Em nota, o BNDES afirmou que o acordo vedava o uso de verbos do banco para o pagamento de caches. “Alinhado à missão e à estratégia do BNDES, o termo de cooperação contribuiu para a promoção de novos negócios e para a captação de R$ 25,3 bilhões em investimentos para o Brasil (por meio de acordos com CDB, AIIB, CAF e AFD ), além de novos compromissos e doações para o Fundo Amazônia”, disse o estatal, em nota.

“Os gastos com recursos do BNDES estão em fase de contabilização final pela OEI, serão auditados por empresa independente.

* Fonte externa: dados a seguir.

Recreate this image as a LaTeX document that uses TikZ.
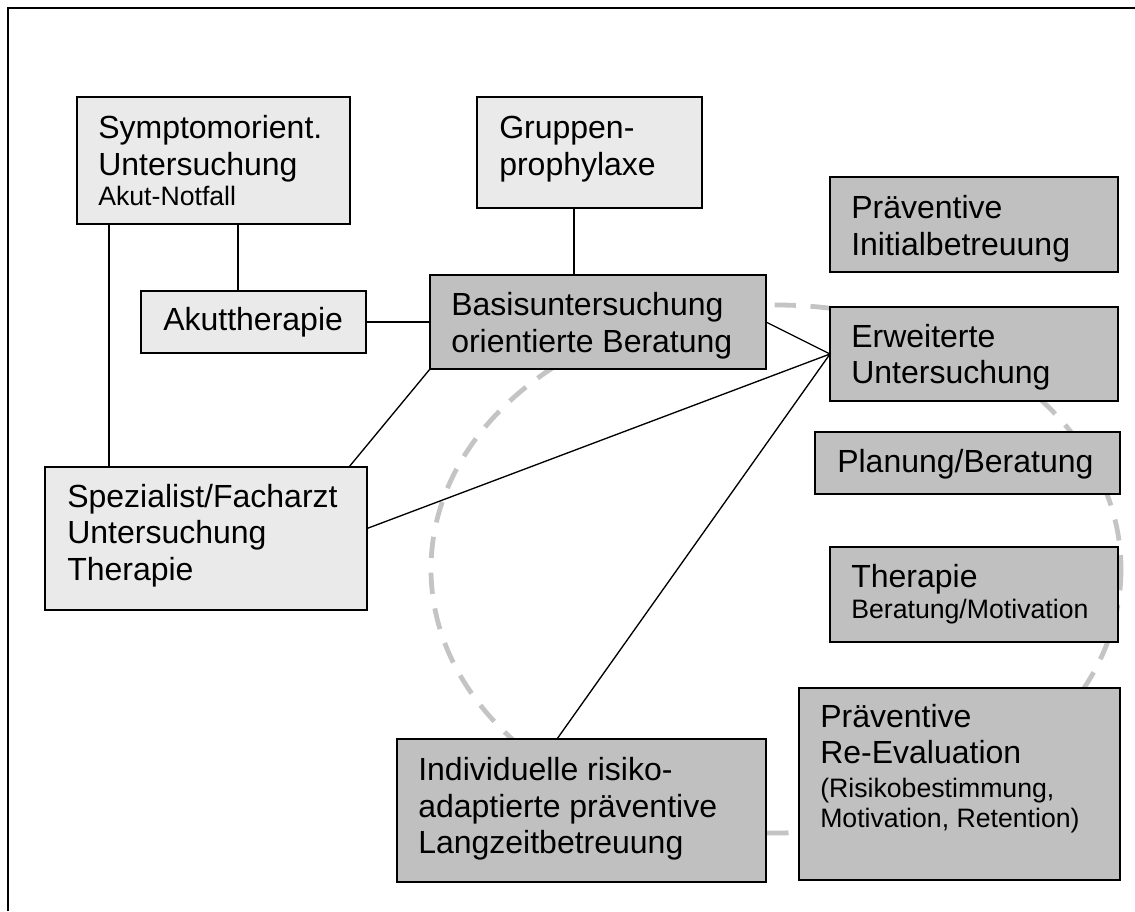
\documentclass[tikz,border=0pt]{standalone}
\usepackage{fontspec}
\setmainfont{Liberation Sans}
\usetikzlibrary{calc}
\definecolor{lightfill}{HTML}{EAEAEA}
\definecolor{darkfill}{HTML}{C0C0C0}
\definecolor{dashgray}{HTML}{C4C4C4}
\tikzset{
  boxbase/.style={draw=black, line width=1.1pt, inner sep=0pt, outer sep=0pt, anchor=north west},
  lbox/.style={boxbase, fill=lightfill},
  dbox/.style={boxbase, fill=darkfill},
  bigt/.style={inner sep=0pt, anchor=base west, font=\fontsize{24}{28}\selectfont},
  smallt/.style={inner sep=0pt, anchor=base west, font=\fontsize{20}{24}\selectfont},
  conn/.style={draw=black, line width=1pt},
  dashring/.style={draw=dashgray, line width=3.6pt, dash pattern=on 16pt off 11pt},
  framebar/.style={draw=black, line width=1.8pt}
}
\begin{document}
\begin{tikzpicture}[x=0.75pt, y=-0.75pt]
\useasboundingbox (0,0) rectangle (1135,911);
% frame (open at right and bottom)
\coordinate (fbl) at (7.8,911);
\coordinate (ftl) at (7.8,7.8);
\coordinate (ftr) at (1135,7.8);
\draw[framebar] (fbl) -- (ftl) -- (ftr);
% dashed ring
\draw[dashring] (776,569) ellipse [x radius=345, y radius=264];
% boxes
\node[lbox, minimum width=273*0.75pt, minimum height=127*0.75pt] (symp) at (77,97) {};
\node[lbox, minimum width=225*0.75pt, minimum height=111*0.75pt] (grp) at (477,97) {};
\node[lbox, minimum width=225*0.75pt, minimum height=62*0.75pt] (akut) at (141,291) {};
\node[dbox, minimum width=336*0.75pt, minimum height=94*0.75pt] (basis) at (430,275) {};
\node[dbox, minimum width=288*0.75pt, minimum height=95*0.75pt] (init) at (830,177) {};
\node[dbox, minimum width=288*0.75pt, minimum height=94*0.75pt] (erw) at (830,307) {};
\node[dbox, minimum width=305*0.75pt, minimum height=62*0.75pt] (plan) at (815,432) {};
\node[dbox, minimum width=288*0.75pt, minimum height=95*0.75pt] (ther) at (830,547) {};
\node[dbox, minimum width=321*0.75pt, minimum height=192*0.75pt] (reev) at (799,688) {};
\node[dbox, minimum width=369*0.75pt, minimum height=143*0.75pt] (indiv) at (397,739) {};
\node[lbox, minimum width=322*0.75pt, minimum height=143*0.75pt] (spez) at (45,467) {};
% texts
\node[bigt] (sympA) at (98,138) {Symptomorient.};
\node[bigt] (sympB) at (98,175) {Untersuchung};
\node[smallt] (sympC) at (98,205) {Akut-Notfall};
\node[bigt] (grpA) at (499,138) {Gruppen-};
\node[bigt] (grpB) at (499,175) {prophylaxe};
\node[bigt] (akutA) at (163,330) {Akuttherapie};
\node[bigt] (basisA) at (451,315) {Basisuntersuchung};
\node[bigt] (basisB) at (451,352) {orientierte Beratung};
\node[bigt] (initA) at (851,218) {Präventive};
\node[bigt] (initB) at (851,255) {Initialbetreuung};
\node[bigt] (erwA) at (851,347) {Erweiterte};
\node[bigt] (erwB) at (851,383) {Untersuchung};
\node[bigt] (planA) at (837,472) {Planung/Beratung};
\node[bigt] (therA) at (851,587) {Therapie};
\node[smallt] (therB) at (851,618) {Beratung/Motivation};
\node[bigt] (reevA) at (820,727) {Präventive};
\node[bigt] (reevB) at (820,763) {Re-Evaluation};
\node[smallt] (reevC) at (820,797) {(Risikobestimmung,};
\node[smallt] (reevD) at (820,827) {Motivation, Retention)};
\node[bigt] (indivA) at (418,780) {Individuelle risiko-};
\node[bigt] (indivB) at (418,817) {adaptierte präventive};
\node[bigt] (indivC) at (418,853) {Langzeitbetreuung};
\node[bigt] (spezA) at (67,507) {Spezialist/Facharzt};
\node[bigt] (spezB) at (67,543) {Untersuchung};
\node[bigt] (spezC) at (67,580) {Therapie};
% connectors
\draw[conn] ($(symp.south west)+(32,0)$) -- ($(spez.north west)+(64,0)$);
\draw[conn] ($(symp.south west)+(161,0)$) -- ($(akut.north west)+(97,0)$);
\draw[conn] (akut.east) -- (basis.west);
\draw[conn] ($(grp.south west)+(97,0)$) -- ($(basis.north west)+(144,0)$);
\draw[conn] (basis.south west) -- ($(spez.north east)+(-18,0)$);
\draw[conn] (basis.east) -- (erw.west);
\draw[conn] ($(spez.east)+(0,-10)$) -- (erw.west);
\draw[conn] (erw.west) -- ($(indiv.north west)+(160,0)$);
\end{tikzpicture}
\end{document}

As informações completas sobre a execução financeira serão publicadas em plataformas de transparência pública, bem como prestadas aos órgãos de controle, após finalização da fase de prestação de contas e auditorias externas”, disse o BNDES.

O Banco do Brasil justificou o pagamento pela “relevância, ineditismo e alcance global do projeto”. “O acordo do BB com a OEI tinha por objeto a cooperação para a preparação, organização e realização de eventos e atividades relacionadas ao G-20. O valor final ainda será calculado, considerando as comprovações a serem apresentadas pela entidade”, disse o banco.

“Durante o G-20, o Banco do Brasil firmou acordos que somam até R$ 4 bilhões em investimentos sustentáveis e participou da discussão em diferentes temas relacionados ao G-20. A partir de sua expertise, o BB e outras empresas públicas entregaram uma carta com propostas aos chefes de estado que compõem o G-20. No documento, as empresas apresentam 32 contribuições relacionadas à transição energética, à reforma da governança global e ao combate à pobreza e à fome, dentre outras”, disse a empresa.

Por meio da assessoria de imprensa, a Caixa disse que os gastos com o evento ainda estão sendo calculados. “O valor final de desembolso será calculado considerando as prestações de contas apresentadas pela OEI”, disse a CEF, em nota.

“Para a CAIXA, a participação no Acordo de Cooperação Internacional foi uma oportunidade de fortalecer seu papel como agente de desenvolvimento socioeconômico no Brasil, além de se posicionar como líder em práticas de desenvolvimento inclusivo, promover o intercâmbio de conhecimentos e fortalecer parcerias com atores globais ”, disse a empresa.